- Set problem:
Write every line out verbatim and omit the pictures.

[Begin]

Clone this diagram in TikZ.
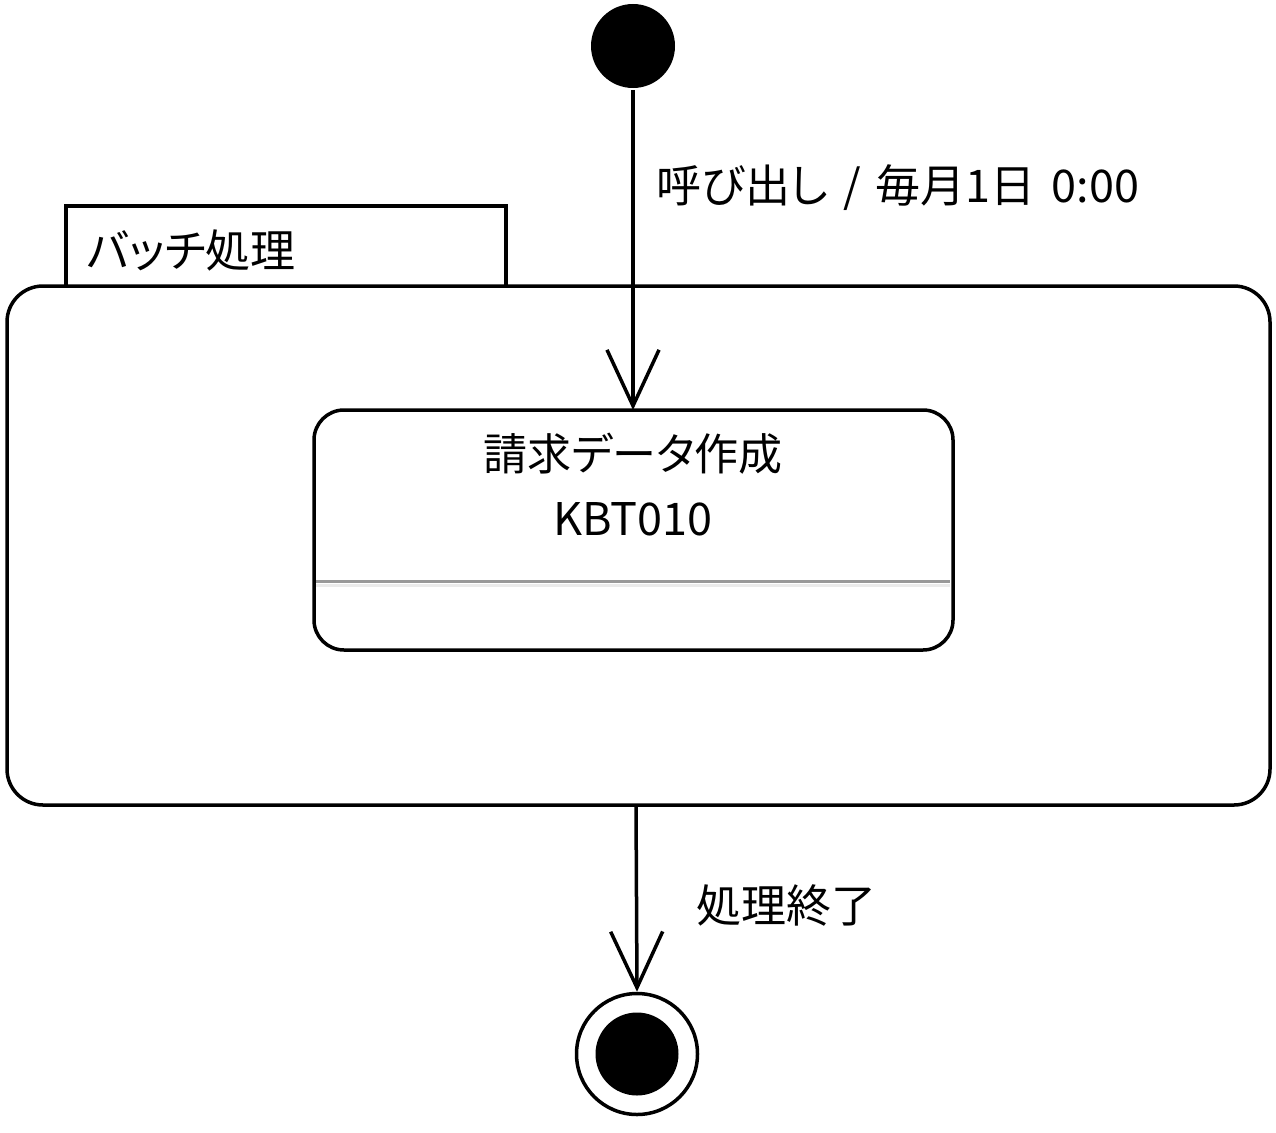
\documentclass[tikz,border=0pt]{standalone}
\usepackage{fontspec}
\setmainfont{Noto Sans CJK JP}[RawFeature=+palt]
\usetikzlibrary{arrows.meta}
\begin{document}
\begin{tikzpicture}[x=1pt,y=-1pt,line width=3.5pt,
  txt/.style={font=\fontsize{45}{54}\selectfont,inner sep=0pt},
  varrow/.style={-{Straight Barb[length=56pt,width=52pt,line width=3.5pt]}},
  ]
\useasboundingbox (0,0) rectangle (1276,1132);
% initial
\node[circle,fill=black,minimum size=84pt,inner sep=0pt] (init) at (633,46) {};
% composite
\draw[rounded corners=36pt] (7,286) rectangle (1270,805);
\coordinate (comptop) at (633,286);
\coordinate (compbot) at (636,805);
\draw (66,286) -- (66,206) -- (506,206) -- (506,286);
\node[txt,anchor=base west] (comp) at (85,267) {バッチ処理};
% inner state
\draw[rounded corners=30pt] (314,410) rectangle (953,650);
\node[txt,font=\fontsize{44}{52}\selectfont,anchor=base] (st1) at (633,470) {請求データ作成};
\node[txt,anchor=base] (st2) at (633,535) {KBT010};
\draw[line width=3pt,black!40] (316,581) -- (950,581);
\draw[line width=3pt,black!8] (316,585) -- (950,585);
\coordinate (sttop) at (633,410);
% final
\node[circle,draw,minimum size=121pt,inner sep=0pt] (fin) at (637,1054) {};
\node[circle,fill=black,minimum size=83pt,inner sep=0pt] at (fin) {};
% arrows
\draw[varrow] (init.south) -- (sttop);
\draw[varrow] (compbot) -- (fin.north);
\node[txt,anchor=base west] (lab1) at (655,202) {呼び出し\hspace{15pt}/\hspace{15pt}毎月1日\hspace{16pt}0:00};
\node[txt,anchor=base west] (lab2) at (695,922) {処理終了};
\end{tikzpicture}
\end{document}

[End]

- Answer to the task:
Clone this diagram in TikZ.
\documentclass[tikz,border=0pt]{standalone}
\usepackage{fontspec}
\setmainfont{Noto Sans CJK JP}[RawFeature=+palt]
\usetikzlibrary{arrows.meta}
\begin{document}
\begin{tikzpicture}[x=1pt,y=-1pt,line width=3.5pt,
  txt/.style={font=\fontsize{45}{54}\selectfont,inner sep=0pt},
  varrow/.style={-{Straight Barb[length=56pt,width=52pt,line width=3.5pt]}},
  ]
\useasboundingbox (0,0) rectangle (1276,1132);
% initial
\node[circle,fill=black,minimum size=84pt,inner sep=0pt] (init) at (633,46) {};
% composite
\draw[rounded corners=36pt] (7,286) rectangle (1270,805);
\coordinate (comptop) at (633,286);
\coordinate (compbot) at (636,805);
\draw (66,286) -- (66,206) -- (506,206) -- (506,286);
\node[txt,anchor=base west] (comp) at (85,267) {バッチ処理};
% inner state
\draw[rounded corners=30pt] (314,410) rectangle (953,650);
\node[txt,font=\fontsize{44}{52}\selectfont,anchor=base] (st1) at (633,470) {請求データ作成};
\node[txt,anchor=base] (st2) at (633,535) {KBT010};
\draw[line width=3pt,black!40] (316,581) -- (950,581);
\draw[line width=3pt,black!8] (316,585) -- (950,585);
\coordinate (sttop) at (633,410);
% final
\node[circle,draw,minimum size=121pt,inner sep=0pt] (fin) at (637,1054) {};
\node[circle,fill=black,minimum size=83pt,inner sep=0pt] at (fin) {};
% arrows
\draw[varrow] (init.south) -- (sttop);
\draw[varrow] (compbot) -- (fin.north);
\node[txt,anchor=base west] (lab1) at (655,202) {呼び出し\hspace{15pt}/\hspace{15pt}毎月1日\hspace{16pt}0:00};
\node[txt,anchor=base west] (lab2) at (695,922) {処理終了};
\end{tikzpicture}
\end{document}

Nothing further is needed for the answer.